Material provided →
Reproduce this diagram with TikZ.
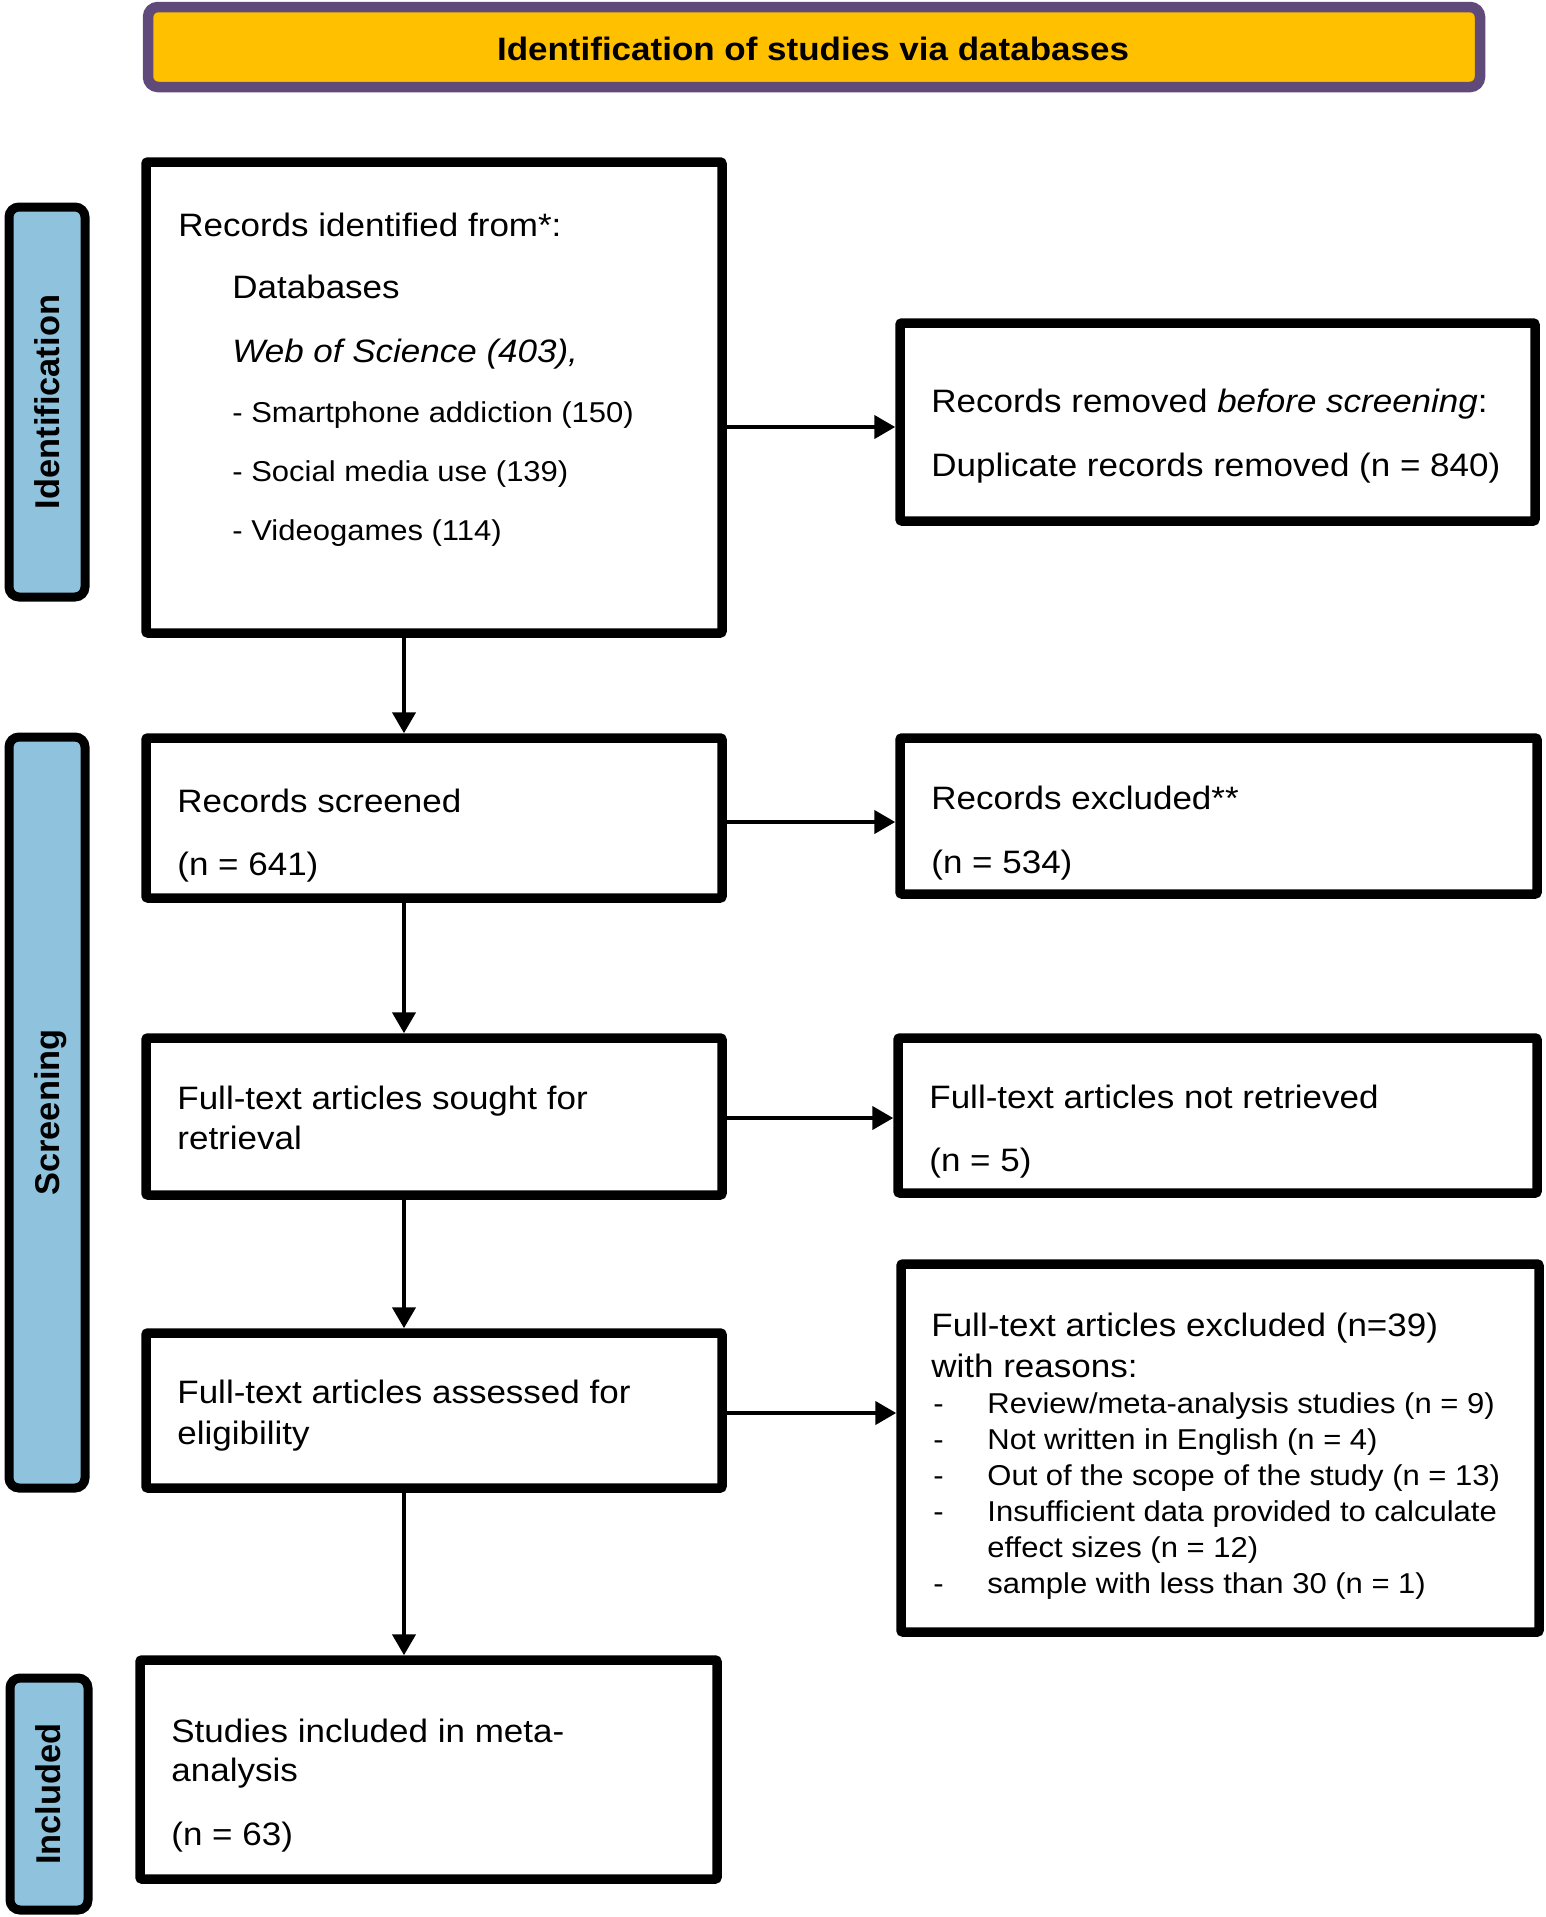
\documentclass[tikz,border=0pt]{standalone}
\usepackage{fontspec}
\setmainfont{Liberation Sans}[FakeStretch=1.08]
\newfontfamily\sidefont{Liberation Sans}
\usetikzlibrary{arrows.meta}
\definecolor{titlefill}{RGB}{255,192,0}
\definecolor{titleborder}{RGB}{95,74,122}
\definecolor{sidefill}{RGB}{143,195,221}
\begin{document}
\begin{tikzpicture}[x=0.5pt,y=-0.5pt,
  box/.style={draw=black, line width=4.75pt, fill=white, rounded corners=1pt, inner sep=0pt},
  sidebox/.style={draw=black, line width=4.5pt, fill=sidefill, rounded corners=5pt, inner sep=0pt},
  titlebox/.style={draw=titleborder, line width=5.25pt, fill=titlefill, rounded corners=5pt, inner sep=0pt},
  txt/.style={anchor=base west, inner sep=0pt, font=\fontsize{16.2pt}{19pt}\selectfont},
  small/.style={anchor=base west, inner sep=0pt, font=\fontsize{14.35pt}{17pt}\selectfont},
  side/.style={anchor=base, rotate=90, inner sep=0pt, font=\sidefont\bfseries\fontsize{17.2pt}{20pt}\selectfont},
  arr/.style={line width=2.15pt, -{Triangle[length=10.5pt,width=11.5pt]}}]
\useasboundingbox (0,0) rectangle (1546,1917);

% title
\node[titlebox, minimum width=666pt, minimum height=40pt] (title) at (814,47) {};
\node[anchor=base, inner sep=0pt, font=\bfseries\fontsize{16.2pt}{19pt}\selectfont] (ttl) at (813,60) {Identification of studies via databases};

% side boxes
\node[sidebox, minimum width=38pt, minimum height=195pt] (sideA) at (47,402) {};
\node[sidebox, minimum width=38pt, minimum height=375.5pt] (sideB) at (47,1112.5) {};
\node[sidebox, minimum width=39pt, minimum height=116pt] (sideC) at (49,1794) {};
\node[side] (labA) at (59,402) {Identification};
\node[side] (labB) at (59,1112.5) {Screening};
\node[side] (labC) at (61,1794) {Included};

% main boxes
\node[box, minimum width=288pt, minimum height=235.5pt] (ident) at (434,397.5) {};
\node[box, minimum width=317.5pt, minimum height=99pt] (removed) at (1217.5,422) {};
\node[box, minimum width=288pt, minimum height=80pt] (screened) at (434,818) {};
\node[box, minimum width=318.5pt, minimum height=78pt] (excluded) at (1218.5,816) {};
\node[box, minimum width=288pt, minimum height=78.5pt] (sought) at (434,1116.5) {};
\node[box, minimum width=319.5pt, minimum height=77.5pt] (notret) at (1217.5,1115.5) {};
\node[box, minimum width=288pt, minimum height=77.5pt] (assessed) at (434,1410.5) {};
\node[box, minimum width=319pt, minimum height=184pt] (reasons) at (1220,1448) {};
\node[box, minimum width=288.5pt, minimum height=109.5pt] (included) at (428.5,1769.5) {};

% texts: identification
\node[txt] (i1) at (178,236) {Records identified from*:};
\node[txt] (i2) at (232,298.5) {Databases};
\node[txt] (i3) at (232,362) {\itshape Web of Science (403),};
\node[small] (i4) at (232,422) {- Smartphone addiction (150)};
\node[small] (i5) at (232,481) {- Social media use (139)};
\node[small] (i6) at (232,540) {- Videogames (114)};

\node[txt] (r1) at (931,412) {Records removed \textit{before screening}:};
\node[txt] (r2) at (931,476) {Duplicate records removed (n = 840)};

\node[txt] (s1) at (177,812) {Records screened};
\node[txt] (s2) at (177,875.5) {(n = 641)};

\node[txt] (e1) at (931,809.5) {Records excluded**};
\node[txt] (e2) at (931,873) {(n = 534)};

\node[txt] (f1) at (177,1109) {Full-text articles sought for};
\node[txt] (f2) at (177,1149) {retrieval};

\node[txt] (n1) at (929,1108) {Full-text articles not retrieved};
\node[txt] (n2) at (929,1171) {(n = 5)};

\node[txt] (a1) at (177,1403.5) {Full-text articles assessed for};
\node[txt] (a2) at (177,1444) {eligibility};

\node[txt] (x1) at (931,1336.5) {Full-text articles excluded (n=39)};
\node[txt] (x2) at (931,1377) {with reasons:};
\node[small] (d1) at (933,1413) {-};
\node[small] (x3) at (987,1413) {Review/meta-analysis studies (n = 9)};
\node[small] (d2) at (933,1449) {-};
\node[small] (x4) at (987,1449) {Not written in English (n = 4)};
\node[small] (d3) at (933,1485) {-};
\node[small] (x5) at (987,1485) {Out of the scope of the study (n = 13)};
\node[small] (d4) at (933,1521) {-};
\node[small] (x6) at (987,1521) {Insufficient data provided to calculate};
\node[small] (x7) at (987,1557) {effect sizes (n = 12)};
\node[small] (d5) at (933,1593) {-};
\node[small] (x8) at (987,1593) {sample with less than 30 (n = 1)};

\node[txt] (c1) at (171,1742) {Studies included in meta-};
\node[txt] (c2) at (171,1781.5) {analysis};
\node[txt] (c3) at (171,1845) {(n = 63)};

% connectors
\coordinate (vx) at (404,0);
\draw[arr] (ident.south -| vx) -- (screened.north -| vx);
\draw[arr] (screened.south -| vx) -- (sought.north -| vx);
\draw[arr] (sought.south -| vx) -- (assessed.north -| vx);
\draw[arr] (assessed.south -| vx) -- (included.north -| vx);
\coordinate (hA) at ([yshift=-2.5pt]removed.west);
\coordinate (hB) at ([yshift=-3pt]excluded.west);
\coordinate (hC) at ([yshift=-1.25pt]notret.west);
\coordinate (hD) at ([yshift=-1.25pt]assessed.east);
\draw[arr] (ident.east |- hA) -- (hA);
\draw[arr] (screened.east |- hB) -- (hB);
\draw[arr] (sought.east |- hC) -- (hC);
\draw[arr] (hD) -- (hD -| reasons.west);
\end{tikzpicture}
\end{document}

Stated goal → Set the data above down again exactly as given, with no pictures.

Answer to the task →
Reproduce this diagram with TikZ.
\documentclass[tikz,border=0pt]{standalone}
\usepackage{fontspec}
\setmainfont{Liberation Sans}[FakeStretch=1.08]
\newfontfamily\sidefont{Liberation Sans}
\usetikzlibrary{arrows.meta}
\definecolor{titlefill}{RGB}{255,192,0}
\definecolor{titleborder}{RGB}{95,74,122}
\definecolor{sidefill}{RGB}{143,195,221}
\begin{document}
\begin{tikzpicture}[x=0.5pt,y=-0.5pt,
  box/.style={draw=black, line width=4.75pt, fill=white, rounded corners=1pt, inner sep=0pt},
  sidebox/.style={draw=black, line width=4.5pt, fill=sidefill, rounded corners=5pt, inner sep=0pt},
  titlebox/.style={draw=titleborder, line width=5.25pt, fill=titlefill, rounded corners=5pt, inner sep=0pt},
  txt/.style={anchor=base west, inner sep=0pt, font=\fontsize{16.2pt}{19pt}\selectfont},
  small/.style={anchor=base west, inner sep=0pt, font=\fontsize{14.35pt}{17pt}\selectfont},
  side/.style={anchor=base, rotate=90, inner sep=0pt, font=\sidefont\bfseries\fontsize{17.2pt}{20pt}\selectfont},
  arr/.style={line width=2.15pt, -{Triangle[length=10.5pt,width=11.5pt]}}]
\useasboundingbox (0,0) rectangle (1546,1917);

% title
\node[titlebox, minimum width=666pt, minimum height=40pt] (title) at (814,47) {};
\node[anchor=base, inner sep=0pt, font=\bfseries\fontsize{16.2pt}{19pt}\selectfont] (ttl) at (813,60) {Identification of studies via databases};

% side boxes
\node[sidebox, minimum width=38pt, minimum height=195pt] (sideA) at (47,402) {};
\node[sidebox, minimum width=38pt, minimum height=375.5pt] (sideB) at (47,1112.5) {};
\node[sidebox, minimum width=39pt, minimum height=116pt] (sideC) at (49,1794) {};
\node[side] (labA) at (59,402) {Identification};
\node[side] (labB) at (59,1112.5) {Screening};
\node[side] (labC) at (61,1794) {Included};

% main boxes
\node[box, minimum width=288pt, minimum height=235.5pt] (ident) at (434,397.5) {};
\node[box, minimum width=317.5pt, minimum height=99pt] (removed) at (1217.5,422) {};
\node[box, minimum width=288pt, minimum height=80pt] (screened) at (434,818) {};
\node[box, minimum width=318.5pt, minimum height=78pt] (excluded) at (1218.5,816) {};
\node[box, minimum width=288pt, minimum height=78.5pt] (sought) at (434,1116.5) {};
\node[box, minimum width=319.5pt, minimum height=77.5pt] (notret) at (1217.5,1115.5) {};
\node[box, minimum width=288pt, minimum height=77.5pt] (assessed) at (434,1410.5) {};
\node[box, minimum width=319pt, minimum height=184pt] (reasons) at (1220,1448) {};
\node[box, minimum width=288.5pt, minimum height=109.5pt] (included) at (428.5,1769.5) {};

% texts: identification
\node[txt] (i1) at (178,236) {Records identified from*:};
\node[txt] (i2) at (232,298.5) {Databases};
\node[txt] (i3) at (232,362) {\itshape Web of Science (403),};
\node[small] (i4) at (232,422) {- Smartphone addiction (150)};
\node[small] (i5) at (232,481) {- Social media use (139)};
\node[small] (i6) at (232,540) {- Videogames (114)};

\node[txt] (r1) at (931,412) {Records removed \textit{before screening}:};
\node[txt] (r2) at (931,476) {Duplicate records removed (n = 840)};

\node[txt] (s1) at (177,812) {Records screened};
\node[txt] (s2) at (177,875.5) {(n = 641)};

\node[txt] (e1) at (931,809.5) {Records excluded**};
\node[txt] (e2) at (931,873) {(n = 534)};

\node[txt] (f1) at (177,1109) {Full-text articles sought for};
\node[txt] (f2) at (177,1149) {retrieval};

\node[txt] (n1) at (929,1108) {Full-text articles not retrieved};
\node[txt] (n2) at (929,1171) {(n = 5)};

\node[txt] (a1) at (177,1403.5) {Full-text articles assessed for};
\node[txt] (a2) at (177,1444) {eligibility};

\node[txt] (x1) at (931,1336.5) {Full-text articles excluded (n=39)};
\node[txt] (x2) at (931,1377) {with reasons:};
\node[small] (d1) at (933,1413) {-};
\node[small] (x3) at (987,1413) {Review/meta-analysis studies (n = 9)};
\node[small] (d2) at (933,1449) {-};
\node[small] (x4) at (987,1449) {Not written in English (n = 4)};
\node[small] (d3) at (933,1485) {-};
\node[small] (x5) at (987,1485) {Out of the scope of the study (n = 13)};
\node[small] (d4) at (933,1521) {-};
\node[small] (x6) at (987,1521) {Insufficient data provided to calculate};
\node[small] (x7) at (987,1557) {effect sizes (n = 12)};
\node[small] (d5) at (933,1593) {-};
\node[small] (x8) at (987,1593) {sample with less than 30 (n = 1)};

\node[txt] (c1) at (171,1742) {Studies included in meta-};
\node[txt] (c2) at (171,1781.5) {analysis};
\node[txt] (c3) at (171,1845) {(n = 63)};

% connectors
\coordinate (vx) at (404,0);
\draw[arr] (ident.south -| vx) -- (screened.north -| vx);
\draw[arr] (screened.south -| vx) -- (sought.north -| vx);
\draw[arr] (sought.south -| vx) -- (assessed.north -| vx);
\draw[arr] (assessed.south -| vx) -- (included.north -| vx);
\coordinate (hA) at ([yshift=-2.5pt]removed.west);
\coordinate (hB) at ([yshift=-3pt]excluded.west);
\coordinate (hC) at ([yshift=-1.25pt]notret.west);
\coordinate (hD) at ([yshift=-1.25pt]assessed.east);
\draw[arr] (ident.east |- hA) -- (hA);
\draw[arr] (screened.east |- hB) -- (hB);
\draw[arr] (sought.east |- hC) -- (hC);
\draw[arr] (hD) -- (hD -| reasons.west);
\end{tikzpicture}
\end{document}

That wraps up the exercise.